ELogit_cv = ElastCV.fit(Xst_train, y_train.values.ravel())

print(ELogit_cv.C_,'\n')
print(ELogit_cv.l1_ratio_,'\n')
print(ELogit_cv.score(Xst_test, y_test),'\n')
scores.loc['Elastic Net','b_score'] = ELogit_cv.score(Xst_test, y_test)
print(confusion_matrix(y_test, ELogit_cv.predict(Xst_test)))
scores.loc['Elastic Net','b_regs'] = pd.DataFrame(ELogit_cv.coef_).any().sum()

[0.10353793] 

[0.36666667] 

0.5604930949758536 

[[280  39]
 [ 28   9]]


5. [10 points] What machine among the three you built would you use and why?

Consider the scores for the various machines below:

In [13]:
scores

Unnamed: 0,score,b_score,num_regs,b_regs
Ridge,0.825843,0.564602,278,278
Lasso,0.896067,0.563628,0,278
Elastic Net,0.851124,0.560493,152,278


Comparing the scores of the various machines, we also note that the Lasso Logistic Regression has the highest score (i.e. best prediction power) when judged based on pure accuracy. However, the Lasso Logistic Regression selects 0 regressors. This is due to the fact that our data is very imbalanced. Looking above at the confusion matrices, we note that this machine never predicts any rejections which produces its high score. A similar result would be seen with the Elastic Net if we were to allow the C value to go lower. As such, it is questionable whether the score based on accuracy alone can be trusted given the imbalance in our data set.

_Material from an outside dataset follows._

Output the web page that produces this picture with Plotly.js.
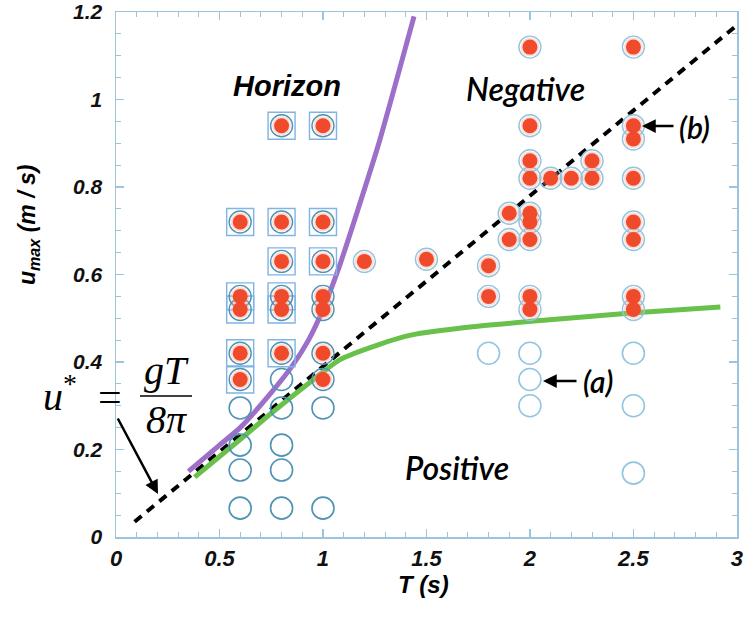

That conclusion brings us to consider the balanced_score method. While this method may decrease the accuracy of the model, the score itself may be considered for the sake of thoroughness. In this instance, the Ridge Regression has the highest balanced_score. The Lasso Regression follows this and is followed by the Elastic Net. However, the differences among all of these machines are fairly small. It is also important to note that all models select all 278 regressors in the balanced accuracy comparison. As such, while worth the consideration, balanced_score did not provide much argument in favor of any regression. Thus, we will still focus on the pure accuracy score models.

We propose again that the motivation behind the machine is to find one with powerful prediction power while selecting the optimal and ideally more parsimonious model. Given these above considerations, we propose that the __*Elastic Net*__ is the best machine for prediction for several reasons. With proper limiting to the C value and selection of l1_ratio, the Elastic Net provides a good balance betweent he Ridge and Lasso. This is evident in both its pure accuracy score and the number of regressors it selects. Importantly, it helps select fewer regressors than the Ridge, one of the goals behind our machine, while maintaining higher prediction power. The Elastic Net machine also produces a model that still predicts some outcomes to be rejections while selecting regressors, two key failures of the Lasso machine. As such, the Elastic Net is the optimal machine to use.